To do: Give an exact copy of every line, leaving images out.

------ Data block

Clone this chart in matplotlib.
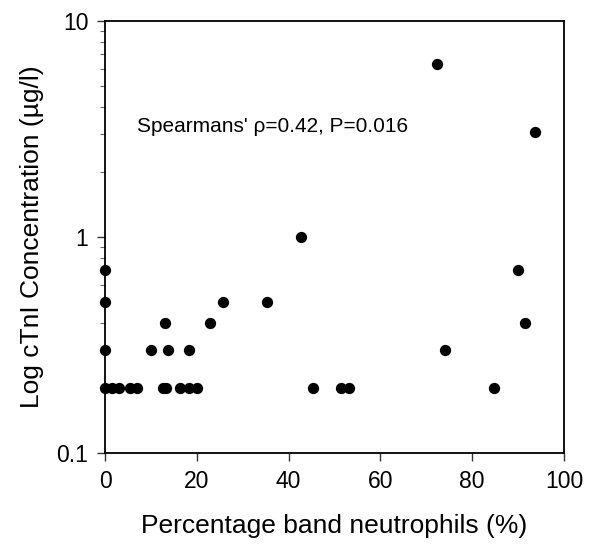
import matplotlib
matplotlib.use("Agg")
import matplotlib.pyplot as plt
from matplotlib.ticker import LogLocator, NullFormatter

plt.rcParams['font.family'] = ['Liberation Sans', 'DejaVu Sans']

band_pct = [0, 0, 0, 0, 1.5, 3.0, 5.4, 7.0, 12.6, 13.3, 16.3, 18.4, 20.1,
            10.0, 13.7, 18.4, 13.1, 22.9, 25.8, 35.4,
            42.7, 72.3, 93.7, 90.0, 91.6, 74.0, 45.3, 51.5, 53.2, 84.7]
ctni = [0.7, 0.5, 0.3, 0.2, 0.2, 0.2, 0.2, 0.2, 0.2, 0.2, 0.2, 0.2, 0.2,
        0.3, 0.3, 0.3, 0.4, 0.4, 0.5, 0.5,
        1.0, 6.3, 3.05, 0.7, 0.4, 0.3, 0.2, 0.2, 0.2, 0.2]
x_ticks = [0, 20, 40, 60, 80, 100]
y_ticks = [0.1, 1, 10]
y_tick_labels = ["0.1", "1", "10"]
annotation = "Spearmans' \u03c1=0.42, P=0.016"

fig = plt.figure(figsize=(6.0, 5.58), dpi=100)
W, H = 600, 558
ax = fig.add_axes([105 / W, 1 - 453 / H, (564 - 105) / W, (453 - 21) / H])
ax.scatter(band_pct, ctni, s=66, color='black', zorder=3, clip_on=False,
           linewidths=0)
ax.set_yscale('log')
ax.set_xlim(0, 100)
ax.set_ylim(0.1, 10)
ax.set_xticks(x_ticks)
ax.set_yticks(y_ticks)
ax.set_yticklabels(y_tick_labels)
ax.yaxis.set_minor_locator(LogLocator(base=10, subs=range(2, 10)))
ax.yaxis.set_minor_formatter(NullFormatter())
ax.tick_params(axis='both', which='major', direction='out', length=6, width=1,
               labelsize=16.5, pad=6, color='#333333')
ax.tick_params(axis='y', which='minor', direction='out', length=3.5, width=0.8,
               color='#666666')
for sp in ax.spines.values():
    sp.set_linewidth(1.3)
ax.set_xlabel("Percentage band neutrophils (%)", fontsize=19, labelpad=15)
ax.set_ylabel("Log cTnI Concentration (\u00b5g/l)", fontsize=19, labelpad=9)
ax.text(7.0, 3.25, annotation, fontsize=15, va='center', ha='left')

fig.savefig("out.png", dpi=100)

------------

Correct response:
Clone this chart in matplotlib.
import matplotlib
matplotlib.use("Agg")
import matplotlib.pyplot as plt
from matplotlib.ticker import LogLocator, NullFormatter

plt.rcParams['font.family'] = ['Liberation Sans', 'DejaVu Sans']

band_pct = [0, 0, 0, 0, 1.5, 3.0, 5.4, 7.0, 12.6, 13.3, 16.3, 18.4, 20.1,
            10.0, 13.7, 18.4, 13.1, 22.9, 25.8, 35.4,
            42.7, 72.3, 93.7, 90.0, 91.6, 74.0, 45.3, 51.5, 53.2, 84.7]
ctni = [0.7, 0.5, 0.3, 0.2, 0.2, 0.2, 0.2, 0.2, 0.2, 0.2, 0.2, 0.2, 0.2,
        0.3, 0.3, 0.3, 0.4, 0.4, 0.5, 0.5,
        1.0, 6.3, 3.05, 0.7, 0.4, 0.3, 0.2, 0.2, 0.2, 0.2]
x_ticks = [0, 20, 40, 60, 80, 100]
y_ticks = [0.1, 1, 10]
y_tick_labels = ["0.1", "1", "10"]
annotation = "Spearmans' \u03c1=0.42, P=0.016"

fig = plt.figure(figsize=(6.0, 5.58), dpi=100)
W, H = 600, 558
ax = fig.add_axes([105 / W, 1 - 453 / H, (564 - 105) / W, (453 - 21) / H])
ax.scatter(band_pct, ctni, s=66, color='black', zorder=3, clip_on=False,
           linewidths=0)
ax.set_yscale('log')
ax.set_xlim(0, 100)
ax.set_ylim(0.1, 10)
ax.set_xticks(x_ticks)
ax.set_yticks(y_ticks)
ax.set_yticklabels(y_tick_labels)
ax.yaxis.set_minor_locator(LogLocator(base=10, subs=range(2, 10)))
ax.yaxis.set_minor_formatter(NullFormatter())
ax.tick_params(axis='both', which='major', direction='out', length=6, width=1,
               labelsize=16.5, pad=6, color='#333333')
ax.tick_params(axis='y', which='minor', direction='out', length=3.5, width=0.8,
               color='#666666')
for sp in ax.spines.values():
    sp.set_linewidth(1.3)
ax.set_xlabel("Percentage band neutrophils (%)", fontsize=19, labelpad=15)
ax.set_ylabel("Log cTnI Concentration (\u00b5g/l)", fontsize=19, labelpad=9)
ax.text(7.0, 3.25, annotation, fontsize=15, va='center', ha='left')

fig.savefig("out.png", dpi=100)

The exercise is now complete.